What are we looking for when hiring?
Competency is fairly easy to assess. But do they fit company values?
- Have them speak to the team they will be working with when assessing culture fit
- Have multiple people when interviewing; e.g. 4 interview with 4 different interviewers
- Are they positive, do they radiate energy and can-do attitude? Is there enough curiosity and willingness/ability to problem-solve? When do their eyes light up?
- Would you be able to spend a long haul flight sitting next to this person? :) Would you go for a beer / walk in the park with them?
- Ask what they're passionate about. It's great when someone tells you about something they like but you don't; yet they still manage to inspire you
- Would they bring something unique to the team?
However...cultural fit can massively oppose diversity.
- Very easy to hire too similar people. How much impact is a group of people will have when they are exactly the same?
- Is gelling with the rest of the team the best thing? Is it a clique that's not thinking outside the box?
- Problem: people leave after they feel like they "don't belong". If you're aware of it, you can grow out of it.
- As company grows, there will be more specialised roles so you'll beed to start looking outside your circle.
- Be mindful of writing job title and description in a way so that only certain gender candidates would apply.
- If the jobspec is too technical - only male candidates will apply
- Play around with excellence criteria - do you really only need Harvard, MIT, Oxbridge candidates? MBAs? Candidates with consulting background?
Is diversity one of your company values?
- As company grows, culture changes. Leadership and people at the top need to embody the value of diversity.
Competency assessment and other practical tips:
- Always do a timed task before inviting them for face to face interview; do another task when they're in the office.
- Even in a non-technical role at a tech startups, look for basic tech skills (will they understand what you're building and get along with the product team?)
- Did they ask many questions?
- Tailor hiring process for each role
- Don't hire people who've already done their best work
- Remove the hiring decision from hiring manager because if they're under pressure, there's a chance they will bring anyone in. In these situations, a quick fix can be a contractor. You can always go for a full-time position later.
- First 2 weeks super important. Appreciate how much of attention span they can have in a day during those first weeks and don't kill them on the first few days :)
- Couple them up with someone else in the company so they're looked after / have someone to go to. Make connections and ensure people go for coffees together and bond.
- Organise lunch with one of the founders, make sure they meet everyone in the leadership team too.
- If you have several new starters at a time - organise a lunch with the CEO so that they can ask questions.
- After a month at a company, ask them for feedback on the onboarding process so you can improve.
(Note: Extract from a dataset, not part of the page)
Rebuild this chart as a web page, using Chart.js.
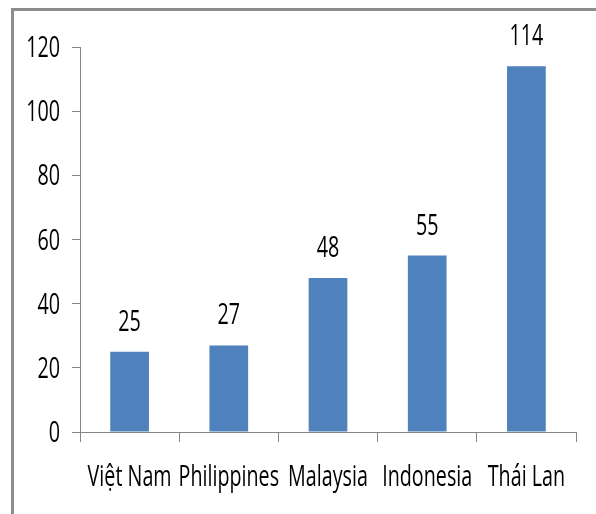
<!DOCTYPE html>
<html>
<head>
<meta charset="utf-8">
<script src="https://cdn.jsdelivr.net/npm/chart.js@4"></script>
<style>
  html, body { margin: 0; padding: 0; background: #fff; overflow: hidden; }
  #wrap { position: relative; width: 596px; height: 514px; }
  #frame { position: absolute; left: 11px; top: 8px; width: 700px; height: 700px; border: 3px solid #8c8c8c; box-sizing: border-box; }
  canvas { position: absolute; left: 0; top: 0; }
</style>
</head>
<body>
<div id="wrap">
  <div id="frame"></div>
  <canvas id="myChart" width="596" height="514"></canvas>
</div>
<script>
const countries = ['Việt Nam', 'Philippines', 'Malaysia', 'Indonesia', 'Thái Lan'];
const values = [25, 27, 48, 55, 114];
const yTicks = [0, 20, 40, 60, 80, 100, 120];

// the original uses a narrow face, so squeeze a normal one
const textFont = '29px "Open Sans", "Noto Sans", sans-serif';
const squeeze = 0.68;

function narrowText(ctx, text, x, y, align) {
    ctx.save();
    ctx.translate(x, y);
    ctx.scale(squeeze, 1);
    ctx.textAlign = align;
    ctx.textBaseline = 'alphabetic';
    ctx.fillText(text, 0, 0);
    ctx.restore();
}

// tick labels + numbers above bars
const narrowLabels = {
    id: 'narrowLabels',
    afterDraw(chart) {
        const ctx = chart.ctx;
        const xs = chart.scales.x;
        const ys = chart.scales.y;
        ctx.save();
        ctx.font = textFont;
        ctx.fillStyle = '#000';
        yTicks.forEach(v => {
            narrowText(ctx, String(v), ys.left + 60, ys.getPixelForValue(v) + 10, 'right');
        });
        countries.forEach((c, i) => {
            narrowText(ctx, c, xs.getPixelForValue(i), xs.top + 54, 'center');
        });
        chart.getDatasetMeta(0).data.forEach((bar, i) => {
            narrowText(ctx, String(values[i]), bar.x, bar.y - 21, 'center');
        });
        ctx.restore();
    }
};

const ctx = document.getElementById('myChart');
new Chart(ctx, {
    type: 'bar',
    data: {
        labels: countries,
        datasets: [{
            data: values,
            backgroundColor: '#4f81bd',
            borderWidth: 0,
            categoryPercentage: 1,
            barPercentage: 0.39
        }]
    },
    options: {
        responsive: false,
        animation: false,
        layout: { padding: { left: 0, right: 20, top: 47, bottom: 0 } },
        plugins: {
            legend: { display: false },
            tooltip: { enabled: false }
        },
        scales: {
            y: {
                min: 0,
                max: 120,
                afterFit(scale) { scale.width = 80; },
                afterBuildTicks(scale) { scale.ticks = yTicks.map(v => ({ value: v })); },
                border: { color: '#868686', width: 1 },
                grid: { drawOnChartArea: false, tickLength: 8, color: '#868686' },
                ticks: { display: false }
            },
            x: {
                afterFit(scale) { scale.height = 82; },
                border: { color: '#868686', width: 1 },
                grid: { drawOnChartArea: false, tickLength: 10, color: '#868686', offset: true },
                ticks: { display: false, autoSkip: false }
            }
        }
    },
    plugins: [narrowLabels]
});
</script>
</body>
</html>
- 15Five tool for feedback process: employees spend 5 mins at the end of each week to give feedback; compulsory.
- Officevibe - another tool
- Encourage that people in the team are as honest as possible with their line manager; but also - is there another person in the team/company that the person can go to confidentially?
- During feedback sessions, instead of asking "is everything ok" ask more specific questions e.g. "do you think our team is diverse?"
- Walking meetings are really good...walk away further from the office
"Forced fun" :)
- Avoid "old folks" vs "new folks" schism
- Monthly celebrations: find a reason to celebrate stuff (birthdays, anniversaries, etc.)
- Tie in company celebrations with company milestones
- Make an environment where people can be happy, not where they have to be happy
- Ownership is really difficult. It's not anyone's job to make people happy
- Doesn't have to be expensive...party poppers vs expensive pale ale?
Managing flexible working
- Can flexible working for ops be productive?
- It needs to be communicated across the company. Stuff needs to still get done
- Show and tells are important - to show that everyone's delivered the projects even if they turn up to work "late"
- Unfortunately there's still big culture of "showing that you're in the office" even if you don't get your work done
- More transparency in people's productivity could help solve it
- Accountability of their output; push the decision down to the "lower ranks"
- Underlying theme is that you're working effectively
- Bear in mind diversity. E.g. flexibility for parents
- WFH shouldn't become an issue; create a culture of appreciation. "Don't understand how you folks do this; I'd love to learn from you". Share WFH practices across company cross-team to stop the assumptions.
- When people start making assumptions in organisations, it cripples them!